Kebijakan luar negeri Filipina berdiri di atas tiga pilar dasar yang terdiri dari keamanan nasional, hubungan ekonomi, dan perlindungan pekerja asing. Tiga pilar ini membantu memberikan fondasi yang kuat dalam memelihara hubungan persahabatan antara Tiongkok dan Filipina. Namun, klaim teritorial yang meningkat di Laut Cina Selatan pada tahun 2009 mengubah arah hubungan antara kedua negara. Kondisi ini berakibat pada perubahan arah kebijakan luar negeri Filipina ketika Presiden Rodrigo Duterte menjabat presiden. Pendekatan Presiden Duterte untuk menyeimbangkan kembali hubungan bilateral dengan Tiongkok menunjukkan perubahan besar di tengah kesinambungan kebijakan luar negeri Filipina yang ia coba pertahankan khususnya mengenai aliansinya dengan AS mengingat bagaimana hubungan Tiongkok-Filipina selalu terjalin hangat sebelum memasuki pemerintahan Aquino.

Ini adalah sorotan utama dari Prof. Herman Joseph S. Kraft, Associate Professor dari Departemen Ilmu Politik, Universitas Filipina Diliman selama menyampaikan kuliah umum dengan tema "Kebijakan Luar Negeri Filipina di bawah Presiden Rodrigo Duterte: Perubahan dan Kesinambungan," yang baru saja diselenggarakan di President University, Jababeka, Indonesia.

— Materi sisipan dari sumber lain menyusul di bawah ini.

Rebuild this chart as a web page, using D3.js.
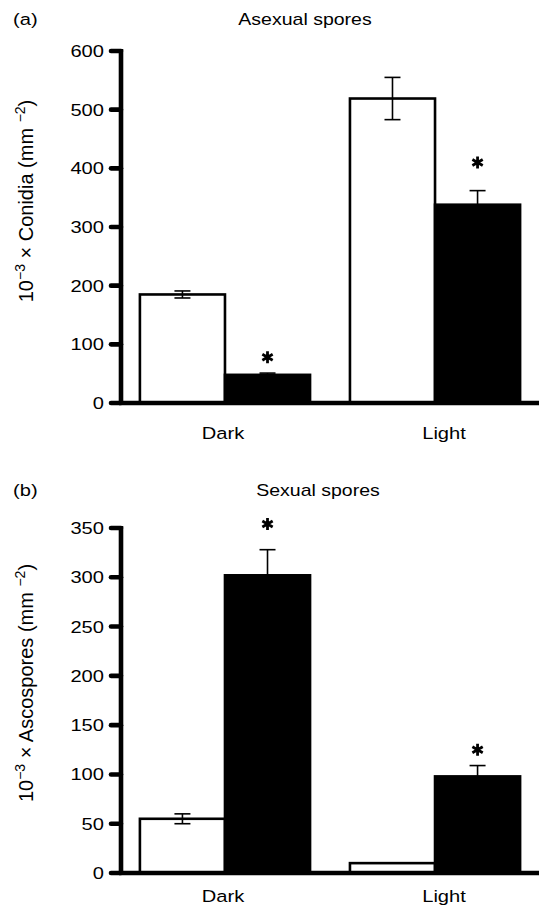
<!DOCTYPE html>
<html>
<head>
<meta charset="utf-8">
<script src="https://cdn.jsdelivr.net/npm/d3@7"></script>
<style>
  html, body { margin: 0; padding: 0; background: #fff; }
  svg { display: block; }
  text { font-family: "Liberation Sans", Arial, Helvetica, sans-serif; fill: #000; }
</style>
</head>
<body>
<svg id="chart" width="539" height="905"></svg>
<script>
// ---------------- DATA ----------------
const categories = ["Dark", "Light"];
const seriesNames = ["open", "filled"];

// Panel (a) Asexual spores
const asexualTicks = [0, 100, 200, 300, 400, 500, 600];
const asexualOpen = [185, 519];
const asexualOpenErr = [6, 36];
const asexualFilled = [48, 338];
const asexualFilledErr = [3, 24];
const asexualStarAt = [78, 410];

// Panel (b) Sexual spores
const sexualTicks = [0, 50, 100, 150, 200, 250, 300, 350];
const sexualOpen = [55, 10];
const sexualOpenErr = [5, 0];
const sexualFilled = [302, 98];
const sexualFilledErr = [26, 11];
const sexualStarAt = [354, 125];

// ---------------- DRAW ----------------
const svg = d3.select("#chart");
const SX = 1.22;      // horizontal stretch of the reference lettering
const FS = 16.5;

function hText(g, x, y, str, anchor, size) {
  return g.append("text")
    .attr("transform", `translate(${x},${y}) scale(${SX},1)`)
    .attr("text-anchor", anchor || "start")
    .attr("font-size", size || FS)
    .text(str);
}

function panel(cfg) {
  const g = svg.append("g");
  const y = d3.scaleLinear().domain([0, cfg.ticks[cfg.ticks.length - 1]]).range([cfg.y0, cfg.y1]);
  const x = d3.scaleBand().domain(categories).range([cfg.axisX, 539]).paddingInner(0.19).paddingOuter(0.09);
  const xs = d3.scaleBand().domain(seriesNames).range([0, x.bandwidth()]);

  const rows = categories.map((c, i) => ({
    cat: c,
    bars: [
      { s: "open", v: cfg.open[i], e: cfg.openErr[i] },
      { s: "filled", v: cfg.filled[i], e: cfg.filledErr[i] }
    ],
    star: cfg.starAt[i]
  }));

  // bars
  const grp = g.selectAll("g.grp").data(rows).join("g")
    .attr("transform", d => `translate(${x(d.cat)},0)`);
  grp.selectAll("rect").data(d => d.bars).join("rect")
    .attr("x", d => xs(d.s))
    .attr("width", xs.bandwidth())
    .attr("y", d => y(d.v))
    .attr("height", d => y(0) - y(d.v))
    .attr("fill", d => d.s === "open" ? "#fff" : "#000")
    .attr("stroke", "#000")
    .attr("stroke-width", 2.6);

  // error bars
  const eb = grp.selectAll("g.eb").data(d => d.bars.filter(b => b.e > 0)).join("g")
    .attr("stroke", "#000").attr("stroke-width", 1.6).attr("fill", "none");
  const cap = 8;
  eb.append("line")
    .attr("x1", d => xs(d.s) + xs.bandwidth() / 2).attr("x2", d => xs(d.s) + xs.bandwidth() / 2)
    .attr("y1", d => y(d.v - d.e)).attr("y2", d => y(d.v + d.e));
  eb.append("line")
    .attr("x1", d => xs(d.s) + xs.bandwidth() / 2 - cap).attr("x2", d => xs(d.s) + xs.bandwidth() / 2 + cap)
    .attr("y1", d => y(d.v + d.e)).attr("y2", d => y(d.v + d.e));
  eb.append("line")
    .attr("x1", d => xs(d.s) + xs.bandwidth() / 2 - cap).attr("x2", d => xs(d.s) + xs.bandwidth() / 2 + cap)
    .attr("y1", d => y(d.v - d.e)).attr("y2", d => y(d.v - d.e));

  // significance stars (over filled bars)
  grp.append("path")
    .attr("d", d3.symbol(d3.symbolAsterisk, 100)())
    .attr("transform", d => `translate(${xs("filled") + xs.bandwidth() / 2},${y(d.star)})`)
    .attr("stroke", "#000").attr("stroke-width", 2.8).attr("fill", "none");

  // axes
  const ax = g.append("g").attr("stroke", "#000").attr("stroke-width", 4.6).attr("fill", "none");
  ax.append("line").attr("x1", cfg.axisX).attr("x2", cfg.axisX)
    .attr("y1", y(cfg.ticks[cfg.ticks.length - 1]) - 2).attr("y2", y(0));
  ax.append("line").attr("x1", cfg.axisX - 2).attr("x2", 539).attr("y1", y(0)).attr("y2", y(0));
  ax.selectAll("line.tick").data(cfg.ticks).join("line")
    .attr("x1", cfg.axisX - 10).attr("x2", cfg.axisX)
    .attr("y1", d => y(d)).attr("y2", d => y(d))
    .attr("stroke-linecap", "round");

  cfg.ticks.forEach(t => {
    hText(g, cfg.axisX - 17, y(t) + 6, String(t), "end");
  });

  // category labels
  rows.forEach((r, i) => {
    hText(g, x(r.cat) + x.bandwidth() / 2 + (i === 0 ? -2 : 9), cfg.catY, r.cat, "middle");
  });

  // panel letter & title
  hText(g, 13, cfg.titleY, cfg.letter, "start");
  hText(g, cfg.titleX, cfg.titleY, cfg.title, "middle", 16);

  // y label
  const yl = g.append("text")
    .attr("transform", `translate(33,${cfg.ylabY}) rotate(-90)`)
    .attr("text-anchor", "middle")
    .attr("font-size", 20);
  yl.append("tspan").text("10");
  yl.append("tspan").attr("dy", -8).attr("font-size", 14).text("\u22123");
  yl.append("tspan").attr("dy", 8).text(" \u00d7 " + cfg.ylab + " (mm ");
  yl.append("tspan").attr("dy", -8).attr("font-size", 14).text("\u22122");
  yl.append("tspan").attr("dy", 8).text(")");
}

panel({
  ticks: asexualTicks, open: asexualOpen, openErr: asexualOpenErr,
  filled: asexualFilled, filledErr: asexualFilledErr, starAt: asexualStarAt,
  y0: 403, y1: 51, axisX: 121, catY: 439,
  letter: "(a)", title: "Asexual spores", titleX: 305, titleY: 25,
  ylab: "Conidia", ylabY: 201
});

panel({
  ticks: sexualTicks, open: sexualOpen, openErr: sexualOpenErr,
  filled: sexualFilled, filledErr: sexualFilledErr, starAt: sexualStarAt,
  y0: 873, y1: 528, axisX: 121, catY: 902,
  letter: "(b)", title: "Sexual spores", titleX: 318, titleY: 496,
  ylab: "Ascospores", ylabY: 683
});
</script>
</body>
</html>
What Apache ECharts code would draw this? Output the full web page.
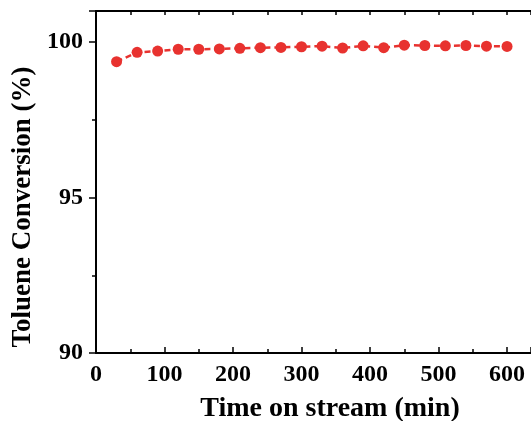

Kebijakan luar negeri Filipina di bawah Duterte menampilkan lebih banyak kesinambungan daripada perubahan. Namun, perubahan itu begitu signifikan sehingga upaya pemulihan hubungan Filipina ke Tiongkok mendapatkan lebih banyak perhatian media dan akademisi global, jelas Prof. Kraft. Sebagai contoh, Filipina di bawah kepresidenan Duterte lebih memilih untuk menunda penerapan hasil putusan Pengadilan Arbitrase Permanen sehubungan dengan penolakan terhadap klaim Tiongkok atas wilayah yang disengketakan dengan tujuan membangun hubungan ekonomi dengan Tiongkok.

"Alasan di balik pendekatan bilateral Duterte ke Tiongkok dapat dijelaskan melalui kebutuhan ekonomi. Filipina membutuhkan Tiongkok. Contohnya adalah program "Build, Build, Build" yang telah diinisiasi oleh Duterte sebagai motor utama perekonomian Filipina. Tiongkok berjanji untuk memberikan pinjaman sebesar USD 7,34 milyar untuk mendukung program tersebut. Ditambah lagi, aliran dana dari Tiongkok akan lebih terjamin, jika Filipina berhasil mengamankan partisipasinya dalam inisiatif Belt and Road," jelas Prof. Kraft.

Langkah ini juga dapat dilihat sebagai perpanjangan dari kebijakan dalam negeri Filipina terkait dengan pembangunan ekonominya yang saat ini mengutamakan pentingnya pembangunan infrastruktur sebagai salah satu prioritas utama negara.

Selama diskusi, dosen Hubungan Internasional dari President University Gibran Mahesa Drajat menambahkan bahwa konsep pendekatan yang digunakan Filipina untuk menyeimbangkan kembali hubungannya dengan dua kekuatan besar AS dan Tiongkok tidak kompatibel dengan konsep Sentralitas ASEAN. Dalam hal ini, Filipina perlu menentukan apakah akan mematuhi Sentralitas ASEAN atau untuk menyelaraskan kepentingannya dengan Tiongkok.

"Perubahan dalam kebijakan luar negeri Filipina di bawah kepresidenan Duterte menampilkan upaya menyeimbangkan kembali hubungan Tiongkok-Filipina, membawanya kembali ke tingkat normal tertentu," tegas Prof. Kraft. Gibran menambahkan bahwa pemberlakuan kembali Sentralitas ASEAN dapat menjadi alternatif untuk bagaimana Filipina ingin menyelesaikan masalah teritorial ini, dengan fokus pada pendekatan multilateral daripada pendekatan transaksional. (CJ/APW)

 

A version of this article appears online on 25 September 2019 on the News section of President University official website with the headline: General Lecture: Discussing the Philippine Foreign Policy.